I know about this sucky grey matter of change because I’m in the midst of it right now. I’m moving for the second time in three months, but this time, instead of just moving down the block, I’m moving across the country.
Though it was kind of sudden, I made this decision for myself because…growth, inspiration and adventure. But that doesn’t mean it doesn’t suck. My hair is thinning (as it tends to do when I’m under stress), I’m eating more chocolate than usual (I hate chocolate), and whether I’m at the gym or listening to Ed Sheeran, I’m spontaneously sobbing everywhere I go (I should probably shut off the radio).
The truth is, as much as we want to believe change is easy, it’s not. Making the decision to change, like deciding to move eighteen hours away from the only real home I’ve known, is simple enough. But it’s the resources that go along with it – time, effort or mental/emotional energy – that make it tricky. It’s precisely those things that make most of us not want to make that change, take that trip, take that leap.
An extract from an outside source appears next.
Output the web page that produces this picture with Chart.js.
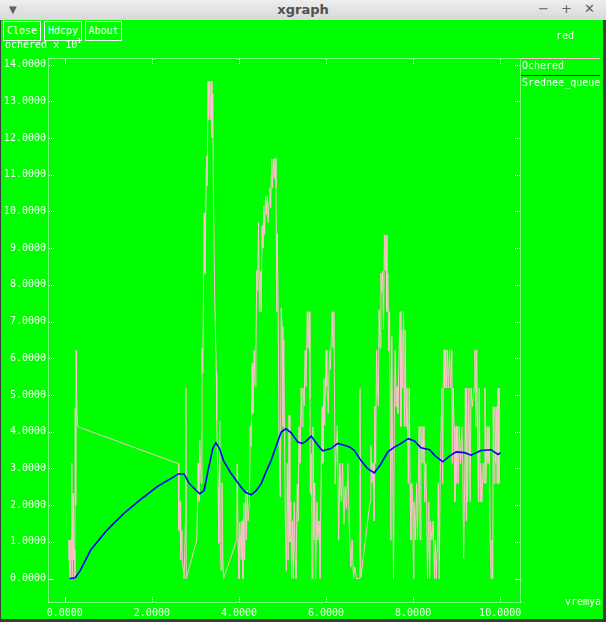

For me, it’s not the logistics of moving that make it feel overwhelming and icky; it’s the emotional reality that makes me not want to go. When I’m munching on chocolate and crying to “Castle on the Hill,” I worry about meeting new friends. I worry about leaving my old friends behind. I worry about feeling alone. I worry about my security (emotional/mental/financial). I worry about making the wrong decision. And for a total mind fuck, I worry that I’m making the right decision, which is sometimes the toughest one to accept. Basically, I worry.
But here’s the thing: change has to suck before it gets good.
During these trying moments, we are given the opportunity to dig deep and reflect on what we want for ourselves, including the change(s) we are ruminating on. We make the obsessive pros and cons lists, we decode our old habits and patterns, and we discard what we no longer need. The change, even in its preparation, prepares us to be the person we need to be in order to live it.
In other words, we have to go through the suck, because it’s only then when we decide to become more empowered. When we decide to become better versions of ourselves. When we decide we need, and want, to change.
And then, poof! Magically (but we fucking know it wasn’t magic, it was WORK) the change becomes part of our life’s story. We become the anecdote at our friend’s cocktail party. “Oh, Brianne. In a matter of months she took off across country and now she’s thriving!”
Because change = growth, inspiration and adventure, and those are all really good things.